Workshop Proposal for Deep Time Earth-Life Observatories (DETELOs)
University Of Southern California, Los Angeles CA
Investigators
Abstract
Workshop Proposal for Deep Time Earth-Life Observatories (DETELOs) David Bottjer and Douglas Erwin Over the past few decades it has become apparent that many very significant scientific problems are best addressed by teams of collaborating scientists representing a wide range of expertise. Indeed, progress in many issues can be achieved in no other way. Major advances in understanding critical transitions in the history of life require integration of paleontological, geochemical, biological, stratigraphic and other information into a temporal and spatial framework. Only within such a framework can the community understand the processes that have driven such transitions in the biosphere. In response to these changes in the nature of scientific inquiry, the Paleontological Society in conjunction with other paleontological groups, proposes to organize a workshop accompanied by a series of research forums to develop the concept of Deep Time Earth-Life Observatories (DETELOs), a new concept that emerged from a recent community workshop on Future Research Directions in Paleontology (FRDP).
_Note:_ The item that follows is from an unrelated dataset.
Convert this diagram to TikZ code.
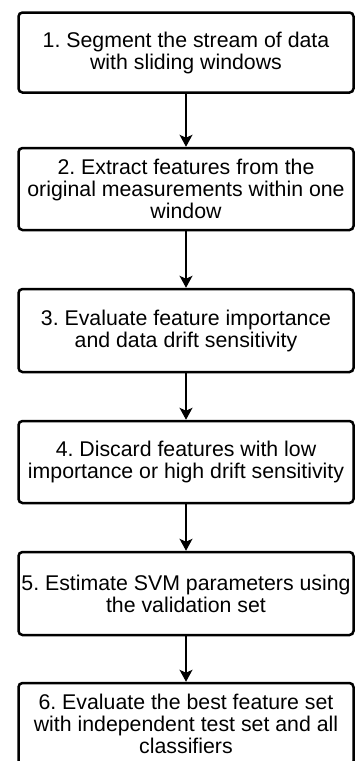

In the past, the development of integrated datasets and associated analyses has occurred in an uncoordinated and often haphazard fashion. As a result many critical questions remain unresolved, and we have little knowledge of the underlying process of biotic diversification or diversity loss, in part because of a lack of quantitative models with testable predictions. DETELOs are designed to address these problems in a coordinated fashion. This new workshop will include 22 participants, and is scheduled for 23-25 April, 2010 at the Department of Paleobiology of the National Museum of Natural History (Smithsonian Institution). The results of the workshop will be discussed with the broader paleontological community at Geological Society of America Annual Meetings in Denver (November, 2010) and Minneapolis (October, 2011). The final product of this effort will be a document of 10- 20 pages.